Distributors may well have been thrown by a film as genre-bending and tonally-varied as Phillip Morris, which is at once a slapstick comedy, a con-man thriller, a prison-break drama and a love story, but the gay content seems to have been a major factor in their skittishness.
*
There have been big American movies starring gay characters in recent years, notably Brokeback Mountain and Milk, and one would think these Oscar-winning hits would have whetted the industry's appetite for gay subject matter, or at least settled its uneasy stomach. But in truth, when Hollywood embraces films with gay themes, it does so in fairly specific and predictable ways, and the offbeat, morally neutral Phillip Morris simply didn't fit the mold.
*
So what, in particular, does Hollywood not like about Philip Morris?... In each case, being gay creates personal or social problems for the characters and is the main font of dramatic tension in the film.
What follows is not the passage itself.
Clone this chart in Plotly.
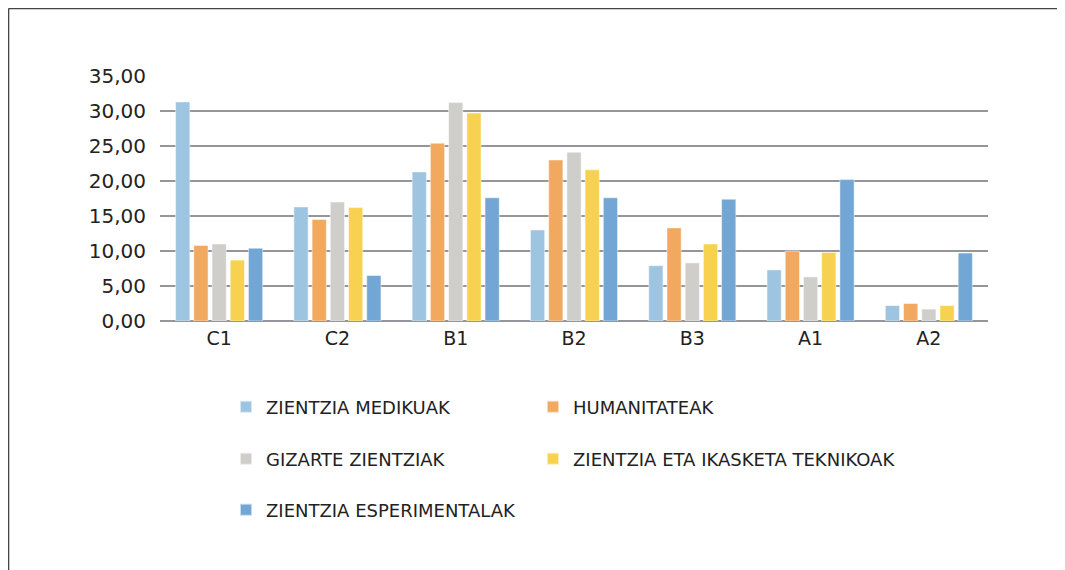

It's hardly a coincidence that the protagonists of major gay-themed films generally wind up dead, slain either by disease or by bigoted assassins representing the status quo. . . . As such, their deaths make a broader social point and an easily digestible moral lesson for the viewing public. They're martyrs to time and place, figures both tragic and heroic.
*
Carrey's flamboyant fraudster is none of the above. Where Hollywood's gay favorites are noble or conflicted, Russell is selfish and exuberant. He's neither a political crusader nor a tortured soul, and I Love You Phillip Morris offers none of the easy balms of martyrdom or an Underdog-vs.-the-Machine narrative.
*
Andrew Lazar thinks it's precisely this lack of agonizing and self-flagellation that's made the film popular with GLAAD and other gay and lesbian groups. "Once he gets to his authentic self there's never any looking back," says Lazar. "It's: 'This is it. I'm gay and this is who I'm going to be.'" It sounds so simple, yet marketing departments were afraid of the movie, says Lazar, which he describes as "an unapologetic gay love story" with an audacious sense of humor.
*
More audacious than the humor is the fact that the film treats homosexuality as neither an obstacle nor a plight, resulting for once in a film with gay characters that's not about the personal or social travails of being gay. Like anyone, Steven and Phillip have their problems, but being gay isn't one of them.